Law and order hardliners found their mano dura arguments were beginning to lose traction given the evidence of less violent streets and – for those within government – the now explicit presidential support. The opposition parties, even in the context of the campaign for general elections in February 2014, were forced to tone down their criticism and develop ambiguous doublespeak in order not to alienate voters who had already begun to feel the positive effect of the truce.
This process of social legitimisation was gradual but sustained. The presidential nod to the international community in June 2012 enabled the OAS to publicly support the mediation effort as early as July 2012, engaging as a guarantor of the pacification process. In September – the month the CTC was established – three smaller gangs (La Máquina, Mirada Locos and Mao-Mao) and two prisoners’ associations (Raza and MD) – also adhered to the truce. El Salvador’s famously unruly and violent jails became more stable and in October the International Committee of the Red Cross (ICRC) established a special mission in El Salvador to monitor human rights conditions in prisons.
Interpeace, a peacebuilding organisation operating on youth violence prevention in El Salvador, engaged in the process from August 2012 providing strategic advice and technical assistance to the mediators. In November, the Pastoral Initiative for Life and Peace – an ecumenical initiative of Catholic and Protestant priests – publicly expressed its support to the truce and the pacification process associated with it. A group of businesspeople established the Humanitarian Foundation to generate opportunities for gainful employment and social reintegration for youths at risk and for “pacified” gang members.
The truce process has been able to progress and accrue legitimacy despite considerable challenges. The government’s initial tactical distance had led to an atmosphere of confusion and uncertainty that affected even the capacity of its own agencies to support the effort. Salvadorian public institutions are weak in terms of technical capacity, resources and internal coordination. The relative autonomy of some public institutions – de jure autonomy as with the Public Prosecutor’s Office, or de facto autonomy as with some security sector officials who choose to ignore instructions – added to incoherent and contradictory actions. In May 2013 a Supreme Court ruling led to Minister Munguía being replaced by Ricardo Perdomo, whose support for the truce process can be described as timid at best.
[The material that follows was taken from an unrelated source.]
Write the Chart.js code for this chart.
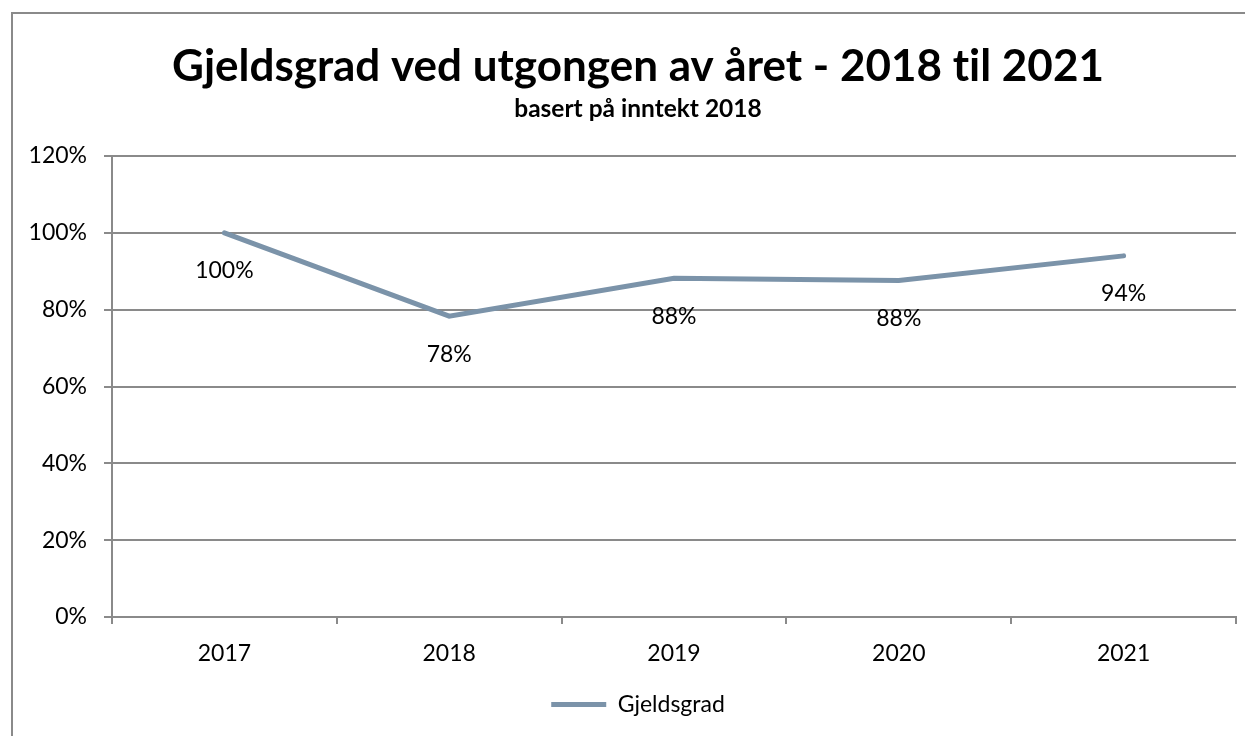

And electoral calculations might be behind the less enthusiastic tone of President Funes in the latter part of 2013.
The fact that the truce has held for over 18 months shows that the jailed gang leaders carry sufficient legitimacy to speak on behalf of their affiliates and sufficient authority to ensure a level of compliance to its terms. Homicide rates, though, have been rising at the time of writing in late 2013, with many pointing fingers to the gangs. Gang leaders’ authority can only be sustained if their decisions deliver answers to the needs and aspirations of their brethren in the streets: freedom from aggression and alternative livelihoods. To ensure such deliverables there is a need to enrol collaboration and support from not only governmental institutions – whose capacity to engender the necessary conditions for peaceful and gainful reintegration is limited – but from society at large.
Reaching out to civil society has always been a clear goal of the process, both to legitimise the effort in the face of criticism, as well as to enrol actors whose collaboration is needed to develop the conditions for gainful and peaceful reintegration. The support of the Pastoral Initiative for Life and Peace and of the Humanitarian Foundation were important achievements in this respect, but hardly sufficient. More broadly, the attitudes of the Catholic Church and the private sector have remained either critical or suspicious of the process, which is a big impediment to legitimisation. Civil society support would need to be much stronger to really embed the process socially.
By the end of 2012 the mediators realised that the truce process was in danger of stalling due to unresolved internal contradictions in government, a problem that would only become more acute as political campaigning for the general elections started in 2013. The precarious legitimacy achieved so far was at risk.